There is currently a bill in Congress to raise the caps by 17,000.
When I was just a young cub in healthcare, Medicare performed audits of all teaching hospitals. These audits were designed to create rates to remove the “passthrough” rates for the last big item still paid under cost reimbursement: the cost of training graduate medical education interns and residents.
For those who don’t know it, Medicare is the largest funder of graduate medical education in the country. In what would become a boon for teaching hospitals and universities, starting in 1997, Medicare would pay two types of payments to teaching hospitals.
First, Medicare would pay its share of direct costs.
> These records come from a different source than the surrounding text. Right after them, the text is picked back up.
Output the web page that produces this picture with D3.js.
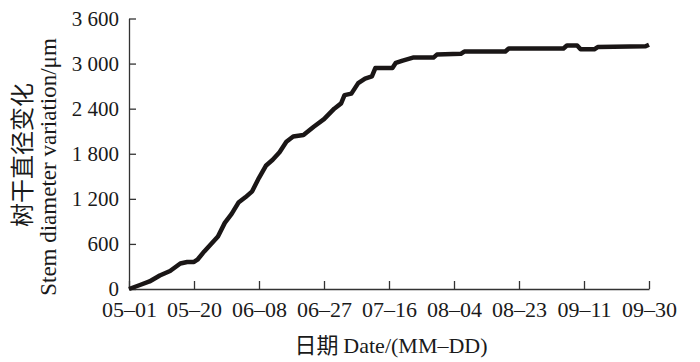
<!DOCTYPE html>
<html>
<head>
<meta charset="utf-8">
<script src="https://cdn.jsdelivr.net/npm/d3@7"></script>
<style>
  body { margin: 0; background: #fff; }
</style>
</head>
<body>
<svg id="chart"></svg>
<script>
// dates (MM-DD) and stem diameter variation (μm)
const dates = ["05-01","05-04","05-07","05-10","05-13","05-16","05-18","05-20","05-21","05-23",
  "05-25","05-27","05-29","05-31","06-02","06-04","06-06","06-08","06-10","06-12",
  "06-14","06-16","06-18","06-21","06-24","06-27","06-30","07-02","07-03","07-05",
  "07-07","07-09","07-11","07-12","07-17","07-18","07-20","07-23","07-29","07-30",
  "08-06","08-07","08-19","08-20","09-05","09-06","09-09","09-10","09-14","09-15",
  "09-29","09-30"];
const values = [0,50,100,180,240,340,360,360,390,500,
  600,700,880,1000,1150,1220,1300,1480,1640,1720,
  1820,1960,2030,2050,2160,2260,2400,2470,2580,2600,
  2740,2800,2830,2940,2940,3010,3040,3080,3080,3120,
  3130,3160,3160,3200,3200,3240,3240,3190,3190,3220,
  3230,3250];
const xTicks = ["05-01","05-20","06-08","06-27","07-16","08-04","08-23","09-11","09-30"];
const yTicks = [0, 600, 1200, 1800, 2400, 3000, 3600];
const yTickLabels = ["0", "600", "1 200", "1 800", "2 400", "3 000", "3 600"];

const serif = '"Liberation Serif", "Times New Roman", "DejaVu Serif", serif';
const cjk = '"Noto Sans CJK SC", sans-serif';
const ink = "#1a1a1a";

const width = 700, height = 362;
const margin = { top: 18.5, right: 51, bottom: 73, left: 129 };
const parse = s => d3.timeParse("%Y-%m-%d")("2014-" + s);

const svg = d3.select("#chart").attr("width", width).attr("height", height);

const x = d3.scaleTime()
  .domain([parse(xTicks[0]), parse(xTicks[xTicks.length - 1])])
  .range([margin.left, width - margin.right]);

const y = d3.scaleLinear()
  .domain([0, 3600])
  .range([height - margin.bottom, margin.top]);

// x axis, ticks pointing inward
const xAxis = svg.append("g")
  .attr("transform", "translate(0," + (height - margin.bottom) + ")")
  .call(d3.axisBottom(x)
    .tickValues(xTicks.map(parse))
    .tickSizeInner(-8).tickSizeOuter(0)
    .tickFormat(d3.timeFormat("%m\u2013%d")));
xAxis.selectAll("text")
  .attr("y", 28).attr("dy", 0)
  .style("font-family", serif).style("font-size", "22px").style("fill", ink);

// y axis, ticks pointing inward
const yAxis = svg.append("g")
  .attr("transform", "translate(" + margin.left + ",0)")
  .call(d3.axisLeft(y)
    .tickValues(yTicks)
    .tickSizeInner(-7).tickSizeOuter(0)
    .tickFormat((d, i) => yTickLabels[i]));
yAxis.selectAll("text")
  .attr("x", -10).attr("dy", "0.33em")
  .style("font-family", serif).style("font-size", "21px").style("fill", ink);

svg.selectAll(".domain, .tick line").attr("stroke", "#333").attr("stroke-width", 1.3);

// the series
const line = d3.line()
  .x((d, i) => x(parse(dates[i])))
  .y(d => y(d));

svg.append("path")
  .datum(values)
  .attr("fill", "none")
  .attr("stroke", "#1a1616")
  .attr("stroke-width", 4.5)
  .attr("stroke-linejoin", "round")
  .attr("d", line);

// axis titles
svg.append("text")
  .attr("transform", "translate(31,155) rotate(-90)")
  .attr("text-anchor", "middle")
  .style("font-family", cjk).style("font-size", "24px").style("fill", ink)
  .text("树干直径变化");

svg.append("text")
  .attr("transform", "translate(56,167) rotate(-90)")
  .attr("text-anchor", "middle")
  .style("font-family", serif).style("font-size", "23px").style("fill", ink)
  .text("Stem diameter variation/μm");

const xt = svg.append("text")
  .attr("x", 391)
  .attr("y", 353)
  .attr("text-anchor", "middle")
  .style("font-family", serif).style("font-size", "22px").style("fill", ink);
xt.append("tspan").style("font-family", cjk).text("日期 ");
xt.append("tspan").text("Date/(MM\u2013DD)");
</script>
</body>
</html>
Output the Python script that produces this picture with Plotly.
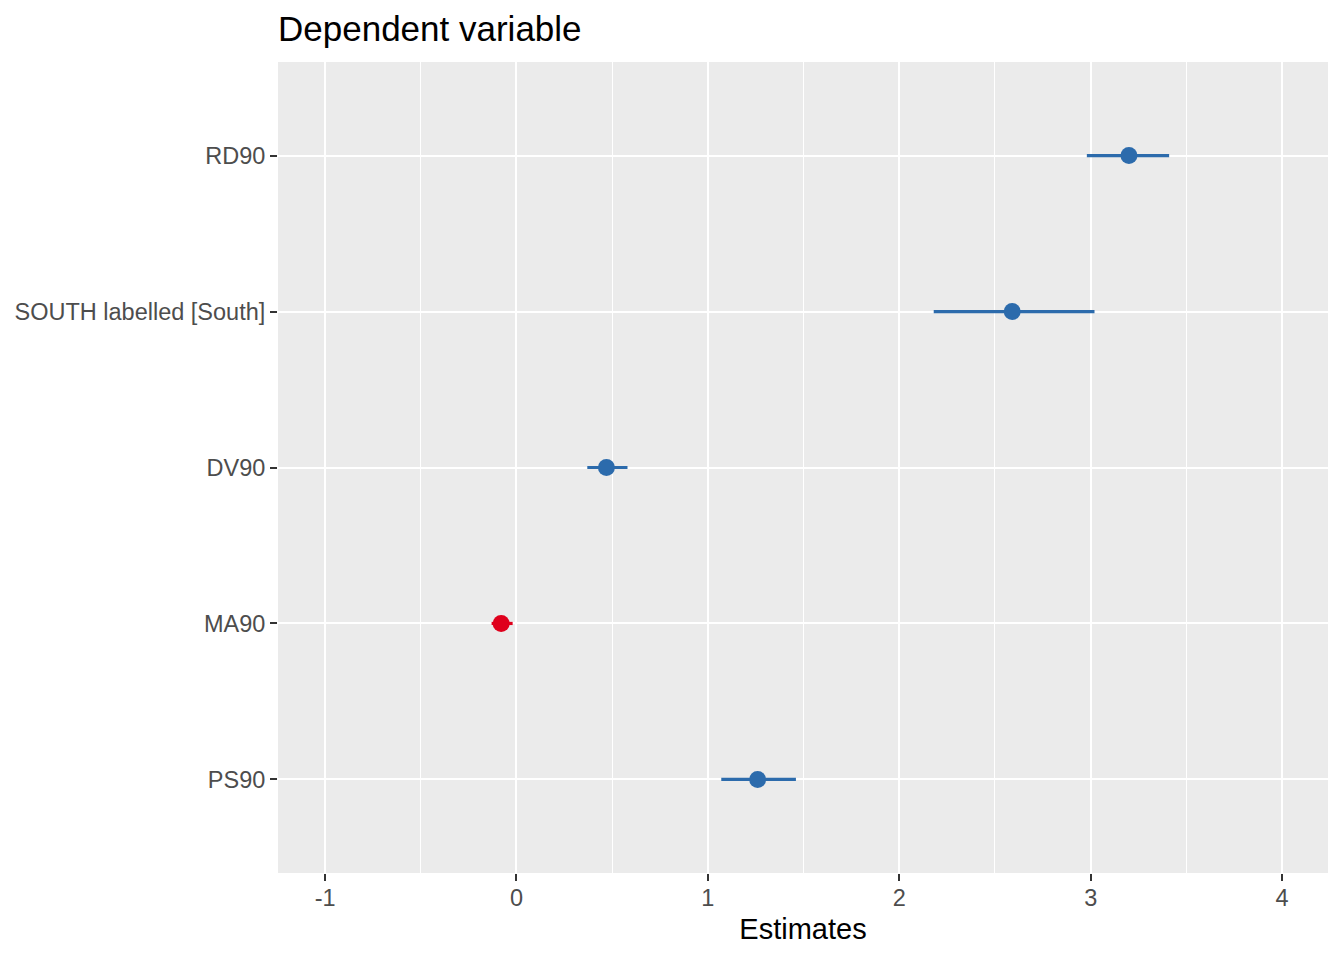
import plotly.graph_objects as go

terms = ["PS90", "MA90", "DV90", "SOUTH labelled [South]", "RD90"]
estimates = [1.26, -0.08, 0.47, 2.59, 3.20]
ci_low = [1.07, -0.13, 0.37, 2.18, 2.98]
ci_high = [1.46, -0.02, 0.58, 3.02, 3.41]
x_ticks = [-1, 0, 1, 2, 3, 4]

pos_color = "#2C6BAC"
neg_color = "#DF001C"
colors = [pos_color if e > 0 else neg_color for e in estimates]

fig = go.Figure()
for t, e, lo, hi, c in zip(terms, estimates, ci_low, ci_high, colors):
    fig.add_trace(go.Scatter(
        x=[e], y=[t], mode="markers",
        marker=dict(color=c, size=17, line=dict(width=0)),
        error_x=dict(type="data", symmetric=False, array=[hi - e], arrayminus=[e - lo],
                     color=c, thickness=3.2, width=0),
        showlegend=False, cliponaxis=False,
    ))

W, H = 1336, 952
fig.update_layout(
    width=W, height=H,
    margin=dict(l=270, r=16, t=54, b=87),
    paper_bgcolor="white", plot_bgcolor="#EBEBEB",
    font=dict(family="Liberation Sans, Arial, sans-serif", color="#4D4D4D"),
    title=dict(text="Dependent variable", x=0, xanchor="left", xref="paper",
               y=1 - 21 / H, yanchor="middle", yref="container",
               font=dict(size=35, color="black")),
)

fig.update_xaxes(
    range=[-1.246, 4.24], tickvals=x_ticks, ticktext=[str(v) for v in x_ticks],
    showgrid=True, gridcolor="white", gridwidth=2.2, zeroline=False,
    ticks="outside", ticklen=7, tickwidth=2, tickcolor="#333333",
    tickfont=dict(size=23.5, color="#4D4D4D"),
    ticklabelstandoff=-3,
    minor=dict(tickvals=[-0.5, 0.5, 1.5, 2.5, 3.5], showgrid=True, gridcolor="white", gridwidth=1.1, ticks=""),
    title=dict(text="Estimates", font=dict(size=29, color="black"), standoff=8),
    showline=False, automargin=False,
)
fig.update_yaxes(
    type="category", categoryorder="array", categoryarray=terms,
    range=[-0.6, 4.6],
    showgrid=True, gridcolor="white", gridwidth=2.2, zeroline=False,
    ticks="outside", ticklen=7, tickwidth=2, tickcolor="#333333",
    tickfont=dict(size=23.5, color="#4D4D4D"),
    ticklabelstandoff=0,
    showline=False, automargin=False,
)

fig.write_html("out.html")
It would compute that by determining an average per-resident amount, or APRA, from a base year period. Then the total reimbursable cost would be computed by taking that figure and multiplying it by the number of full-time residents. Finally, Medicare would determine its portion based on the number of Medicare days divided by total patient days.
In addition, Medicare would pay an additional indirect medical education payment, because in theory, the residents made the rendering of care more expensive. This amount would be computed by taking the ratio of the number of residents to the number of available beds in the hospital.
In both of the above computations, the number of residents would be limited to those counted on the hospitals’ 1997 cost reports. In completely insane Medicare fashion, those caps have not materially changed in 25 years. As programs grew and programs shrank or closed, the number of hospitals capped at the 1997 limit grew. Currently, on Medicare cost reports across the country, over 78,000 residents are counted for the above computations. The total “over the cap” amount across the country is over 16,000.
In January, Medicare announced that it was raising the cap on the number of residents used to compute payments to teaching hospitals. The cap would be raised by 1,000 residents, at a rate of 200 per year. There is currently a bill in Congress to raise the caps by 17,000.
It seems that the larger discussion to be had is whether or not the current payment mechanism is fair, and whether Medicare should pay teaching hospitals so much for training residents at the cost of cutting payments to non-teaching hospitals.